The Old Man and the Sea.

HEMINGWAY, Ernest.

Item Number: 107827

New York: Charles Scribner's & Sons, 1952.

First edition of Hemingway’s Pulitzer Prize-winning novel and one of his most famous works. Octavo, original blue cloth. Association copy, inscribed by the author on the front free endpaper, “For Mr. and Mrs. Clifford Hood, with all the best wishes from an old stockholder, Ernest Hemingway, Havana 1953.” The recipient, Clifford Hood, was a close friend and fishing buddy of Hemingway and was the CEO for the United States Steel Corporation. Near fine in a near fine dust jacket with light rubbing and wear. The back of dust jacket looks to have small blood stain on it, which was reportedly from a cut on Ernest’s finger, which was still bleeding when he signed the book. Photograph of Hemingway by Lee Samuels. Housed in a custom half morocco clamshell box. Signed first editions of this work are scarce, association copies of this magnitude are rare.

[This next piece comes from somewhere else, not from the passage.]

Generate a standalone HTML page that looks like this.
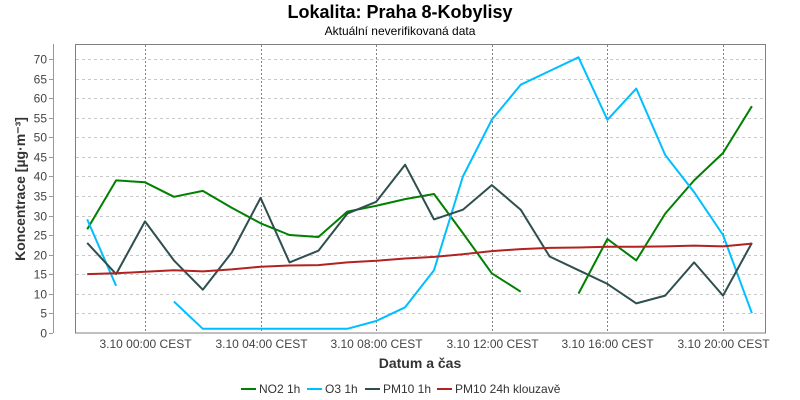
<!DOCTYPE html>
<html><head><meta charset="utf-8"><style>
body{margin:0;background:#fff;width:800px;height:400px;overflow:hidden}
svg{display:block;font-family:"Liberation Sans",sans-serif}
</style></head><body>
<svg id="c" width="800" height="400" xmlns="http://www.w3.org/2000/svg">
<text x="400" y="18" text-anchor="middle" font-size="18" font-weight="bold" fill="#000">Lokalita: Praha 8-Kobylisy</text>
<text x="400" y="35" text-anchor="middle" font-size="12" fill="#000">Aktuální neverifikovaná data</text>
<g id="grid"></g>
<rect x="75.5" y="44.5" width="690" height="288.5" fill="none" stroke="#808080" stroke-width="1"/>
<line x1="53.5" y1="44" x2="53.5" y2="333" stroke="#999"/>
<g id="yl" font-size="12" fill="#444" text-anchor="end"></g>
<g id="xl" font-size="12" fill="#444" text-anchor="middle"></g>
<text transform="translate(25,189) rotate(-90)" text-anchor="middle" font-size="14" font-weight="bold" fill="#333">Koncentrace [µg·m⁻³]</text>
<text x="420" y="368" text-anchor="middle" font-size="14" font-weight="bold" fill="#333">Datum a čas</text>
<g id="series" fill="none" stroke-width="2" stroke-linejoin="round"></g>
<g font-size="12" fill="#333">
<line x1="241" y1="389" x2="256" y2="389" stroke="#008000" stroke-width="2"/><text x="259" y="393">NO2 1h</text>
<line x1="307" y1="389" x2="322" y2="389" stroke="#00bfff" stroke-width="2"/><text x="325" y="393">O3 1h</text>
<line x1="365" y1="389" x2="380" y2="389" stroke="#2f4f4f" stroke-width="2"/><text x="383" y="393">PM10 1h</text>
<line x1="437" y1="389" x2="452" y2="389" stroke="#b22222" stroke-width="2"/><text x="455" y="393">PM10 24h klouzavě</text>
</g>
</svg>
<script>
const NS="http://www.w3.org/2000/svg";
const X=h=>145+28.9*h, Y=v=>332.7-v*3.906;
function el(p,t,a){const e=document.createElementNS(NS,t);for(const k in a)e.setAttribute(k,a[k]);p.appendChild(e);return e;}
const g=document.getElementById('grid'),yl=document.getElementById('yl'),xl=document.getElementById('xl'),s=document.getElementById('series');
for(let v=0;v<=70;v+=5){const y=Math.round(Y(v))+0.5;
 if(v>0)el(g,'line',{x1:76,x2:765,y1:y,y2:y,stroke:'#c8c8c8','stroke-dasharray':'3,3'});
 el(g,'line',{x1:49,x2:53,y1:y,y2:y,stroke:'#999'});
 const t=el(yl,'text',{x:47,y:y+4});t.textContent=v;}
[0,4,8,12,16,20].forEach(h=>{const x=Math.round(X(h))+0.5;
 el(g,'line',{x1:x,x2:x,y1:45,y2:333,stroke:'#808080','stroke-dasharray':'2,2'});
 const t=el(xl,'text',{x:x,y:348});t.textContent='3.10 '+String(h).padStart(2,'0')+':00 CEST';});
const D={
'#008000':[26.5,39,38.5,34.8,36.3,32,28,25,24.5,31,32.5,34.2,35.5,25.5,15.2,10.5,null,10,24,18.5,30.5,39,46,58],
'#00bfff':[29,12,null,8,1,1,1,1,1,1,3,6.5,16,40,54.5,63.5,67,70.5,54.5,62.5,45.5,36,25,5],
'#2f4f4f':[23,15,28.5,18.5,11,20.5,34.5,18,21,30.5,33.5,43,29,31.5,37.8,31.5,19.5,16,12.5,7.5,9.5,18,9.5,23],
'#b22222':[15,15.2,15.6,16,15.7,16.2,16.9,17.2,17.3,18,18.4,19,19.4,20.1,20.9,21.4,21.7,21.8,22,22,22.1,22.3,22.1,22.8]};
for(const c in D){let d='',pen=false;D[c].forEach((v,i)=>{if(v==null){pen=false;return;}
 d+=(pen?'L':'M')+X(i-2).toFixed(1)+' '+Y(v).toFixed(1);pen=true;});
 el(s,'path',{d:d,stroke:c});}
</script>
</body></html>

Upon its publication in 1952 by Charles Scribner's Sons, The Old Man and the Sea was awarded the Pulitzer Prize for Fiction the following year and was cited by the Nobel Committee as contributing to the awarding of the Nobel Prize in Literature to Hemingway in 1954. The novel reinvigorated Hemingway's literary reputation. It initiated a reexamination of his entire body of work. The novel was received with such alacrity, that it restored many readers' confidence in Hemingway's capability as an author. Indeed, the publisher even wrote on an early dust jacket, calling the novel a "new classic," and it was compared by many critics to such revered works as William Faulkner's "The Bear" and Herman Melville's Moby-Dick.